The get_dataframe function helps us to convert the packet_data list into a Pandas data-frame that will then be used for our visualization.
How to Create the Streamlit Visualizations
Now it’s time for us to build our interactive Streamlit Dashboard. We will define a function called create_visualization in the dashboard.py script (outside of our packet processing class).
def create_visualizations(df: pd.DataFrame):
"""Create all dashboard visualizations"""
if len(df) > 0:
protocol_counts = df['protocol'].value_counts()
fig_protocol = px.pie(
values=protocol_counts.values,
names=protocol_counts.index,
title="Protocol Distribution"
)
st.plotly_chart(fig_protocol, use_container_width=True)
df['timestamp'] = pd.to_datetime(df['timestamp'])
df_grouped = df.groupby(df['timestamp'].dt.floor('S')).size()
fig_timeline = px.line(
x=df_grouped.index,
y=df_grouped.values,
title="Packets per Second"
)
st.plotly_chart(fig_timeline, use_container_width=True)
top_sources = df['source'].value_counts().head(10)
fig_sources = px.bar(
x=top_sources.index,
y=top_sources.values,
title="Top Source IP Addresses"
)
st.plotly_chart(fig_sources, use_container_width=True)
This function will take the data frame as input and will help us plot three charts / graphs:
-
Protocol Distribution Chart: This chart will display the proportion of different protocols (for example,TCP, UDP, ICMP) in the captured packet traffic.
-
Packets Timeline Chart: This chart will show the number of packets processed per second over a time period.
-
Top Source IP Addresses Chart: This chart will highlight the top 10 IP addresses that sent the most packets in the captured traffic.
The protocol distribution chart is simply a pie chart of the protocol counts for the three different types (along with OTHER). We use the Streamlit and Plotly Python tools to plot these charts. Since we also noted the timestamp since the packet capture started, we will use this data to plot the trend of packets captured over time.
For the second chart, we will do a groupby operation on the data and get the number of packets captured in each second (S stands for seconds), and then finally we will plot the graph.
Finally, for the third chart, we will count the distinct source IPs observed and the plot a chart of the IP counts to show the top 10 IPs.
How to Capture the Network Packets
Now, let’s build the functionality to allow us to capture network packet data.
def start_packet_capture():
"""Start packet capture in a separate thread"""
processor = PacketProcessor()
def capture_packets():
sniff(prn=processor.process_packet, store=False)
capture_thread = threading.Thread(target=capture_packets, daemon=True)
capture_thread.start()
return processor
This is a simple function that instantiates the PacketProcessor class and then uses the sniff function in the scapy module to start capturing the packets.

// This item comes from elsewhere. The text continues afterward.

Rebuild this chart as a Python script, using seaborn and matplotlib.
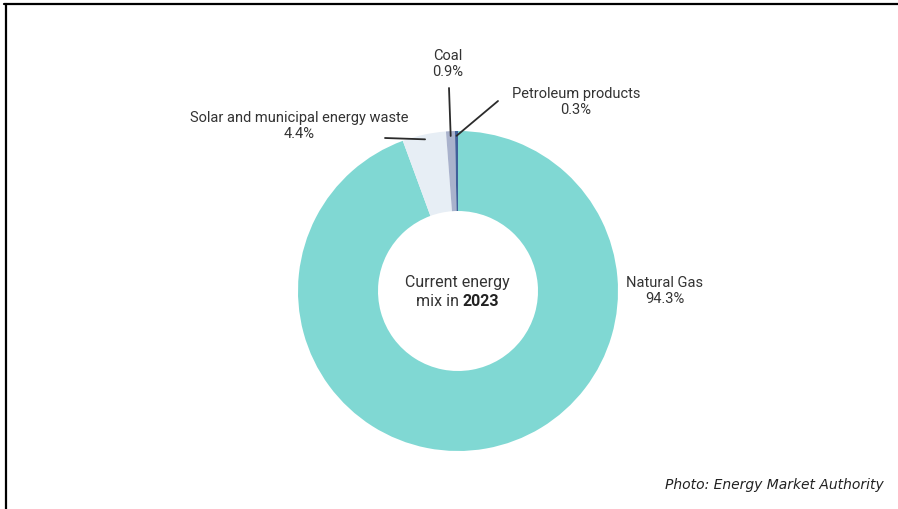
import numpy as np
import matplotlib.pyplot as plt
from matplotlib.lines import Line2D
import seaborn as sns

sns.set_theme(style='white')
plt.rcParams['font.family'] = ['Roboto', 'DejaVu Sans']

# Data
sources = ['Natural Gas', 'Solar and municipal energy waste', 'Coal', 'Petroleum products']
shares = [94.3, 4.4, 0.9, 0.3]
colors = ['#80d8d3', '#e7eef5', '#a9b2cc', '#40609a']
center_line1 = 'Current energy'
center_line2 = ['mix in', '2023']
credit = 'Photo: Energy Market Authority'

W, H = 898, 510
def px(x, y):
    # pixel position (top-left origin) -> data coords
    return x, H - y

fig = plt.figure(figsize=(W / 100, H / 100), dpi=100)
ax = fig.add_axes([0, 0, 1, 1])

cx, cy = px(458, 292)
R = 160
wedges, _ = ax.pie(shares, colors=colors, startangle=90, counterclock=False,
                   radius=R, center=(cx, cy),
                   wedgeprops=dict(width=R * 0.5, linewidth=0))
ax.set_xlim(0, W)
ax.set_ylim(0, H)
ax.set_aspect('equal')
ax.axis('off')

txt = '#333333'
fs = 10.5

# label positions and leader line starts (layout, pixel coords)
label_pos = {
    'Natural Gas': (665, 291),
    'Solar and municipal energy waste': (299, 126),
    'Coal': (448, 64),
    'Petroleum products': (576, 102),
}
leader_start = {
    'Solar and municipal energy waste': (385, 139),
    'Coal': (449, 89),
    'Petroleum products': (498, 102),
}

for w, name, val in zip(wedges, sources, shares):
    x, y = px(*label_pos[name])
    ax.text(x, y, f'{name}\n{val}%', ha='center', va='center', fontsize=fs,
            color=txt, linespacing=1.25)
    if name in leader_start:
        ang = np.deg2rad((w.theta1 + w.theta2) / 2)
        r = R * 0.97
        tip = (cx + r * np.cos(ang), cy + r * np.sin(ang))
        ax.annotate('', xy=tip, xytext=px(*leader_start[name]),
                    arrowprops=dict(arrowstyle='-', color='#2b2b2b', lw=1.3,
                                    shrinkA=0, shrinkB=0))

# centre text
ax.text(*px(457, 283), center_line1, ha='center', va='center', fontsize=11.5, color=txt)
ax.text(*px(459, 302), center_line2[0], ha='right', va='center', fontsize=11.5, color=txt)
ax.text(*px(463, 302), center_line2[1], ha='left', va='center', fontsize=11.5,
        color='#222222', fontweight='bold')

# credit
ax.text(*px(884, 485), credit, ha='right', va='center', fontsize=10,
        style='italic', color='#222222', family=['DejaVu Sans'])

# frame lines (top and left)
fig.add_artist(Line2D([4 / W, 1], [1 - 5 / H, 1 - 5 / H], color='black', lw=1.6,
                      transform=fig.transFigure))
fig.add_artist(Line2D([6 / W, 6 / W], [0, 1 - 5 / H], color='black', lw=1.6,
                      transform=fig.transFigure))

fig.savefig('out.png', dpi=100)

We use threading here to allow us to capture packets independently from the main program flow. This ensures that the packet capturing operation does not block other operations like updating the dashboard in real-time. We also return the created PacketProcessor instance so that it can be used in our main program.

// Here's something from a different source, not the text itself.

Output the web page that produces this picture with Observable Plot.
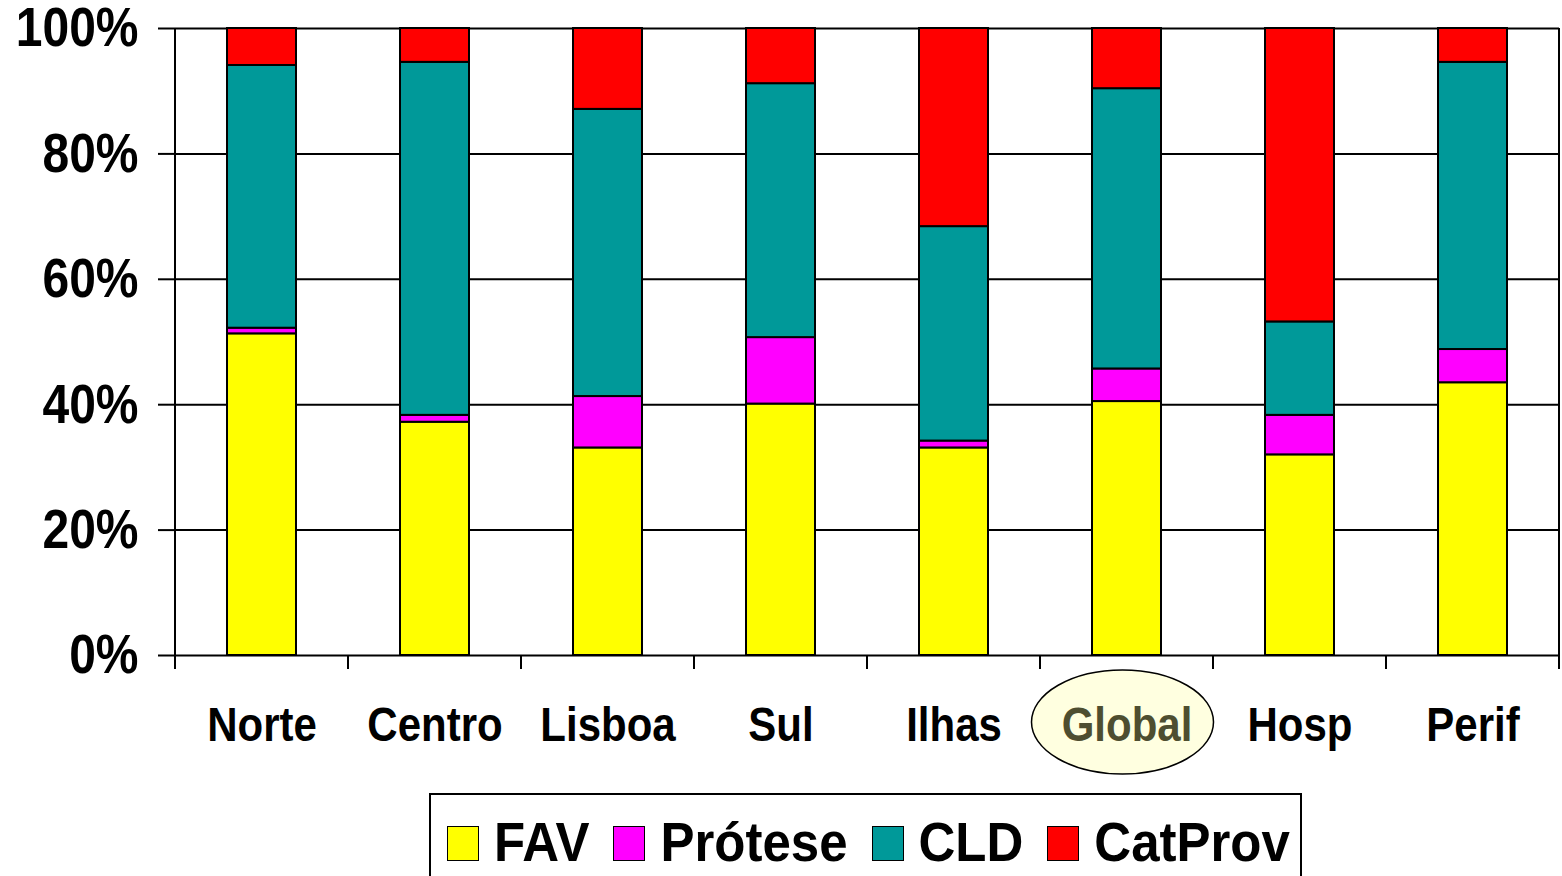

Putting Everything Together
Now let’s stitch all these pieces together with our main function that will act as the driver function for our program.
def main():
"""Main function to run the dashboard"""
st.set_page_config(page_title="Network Traffic Analysis", layout="wide")
st.title("Real-time Network Traffic Analysis")
if 'processor' not in st.session_state:
st.session_state.processor = start_packet_capture()
st.session_state.start_time = time.time()
col1, col2 = st.columns(2)
df = st.session_state.processor.get_dataframe()
with col1:
st.metric("Total Packets", len(df))
with col2:
duration = time.time() - st.session_state.start_time
st.metric("Capture Duration", f"{duration:.2f}s")
create_visualizations(df)
st.subheader("Recent Packets")
if len(df) > 0:
st.dataframe(
df.tail(10)[['timestamp', 'source', 'destination', 'protocol', 'size']],
use_container_width=True
)
if st.button('Refresh Data'):
st.rerun()
time.sleep(2)
st.rerun()
This function will also instantiate the Streamlit dashboard, and integrate all of our components together. We first set the page title of our Streamlit dashboard and then initialize our PacketProcessor. We use the session state in Streamlit to ensure that only one instance of packet capturing is created and the state of it is retained.
Now, we will dynamically get the dataframe from the session state every time the data is processed and begin to display the metrics and the visualizations. We will also display the recently captured packets along with information like the timestamp, source and destination IPs, protocol, and size of the packet. We will also add the ability for the user to manually refresh the data from the dashboard while we also automatically refresh it every two seconds.
Let’s finally run the program with the following command:
sudo streamlit run dashboard.py
Note that you will have to run the program with sudo since the packet capturing capabilities require administrative privileges. If you are on Windows, open your terminal as Administrator and then run the program without the sudo prefix.
Give it a moment for the program to start capturing packets. If everything goes right, you should see something like this:
These are all the visualizations that we just implemented in our Streamlit dashboard program.
Future Enhancements
With that, here are some future enhancement ideas that you can use to extend the functionalities of the dashboard:
-
Add machine learning capabilities for anomaly detection
-
Implement geographical IP mapping
-
Create custom alerts based on traffic analysis patterns
-
Add packet payload analysis options
Conclusion
Congratulations! You have now successfully built a real-time network traffic analysis dashboard with Python and Streamlit. This program will provide valuable insights into network behavior and can be extended for various use cases, from security monitoring to network optimization.
With that, I hope you learnt some basics about network traffic analysis as well as a bit of Python programming. Thanks for reading!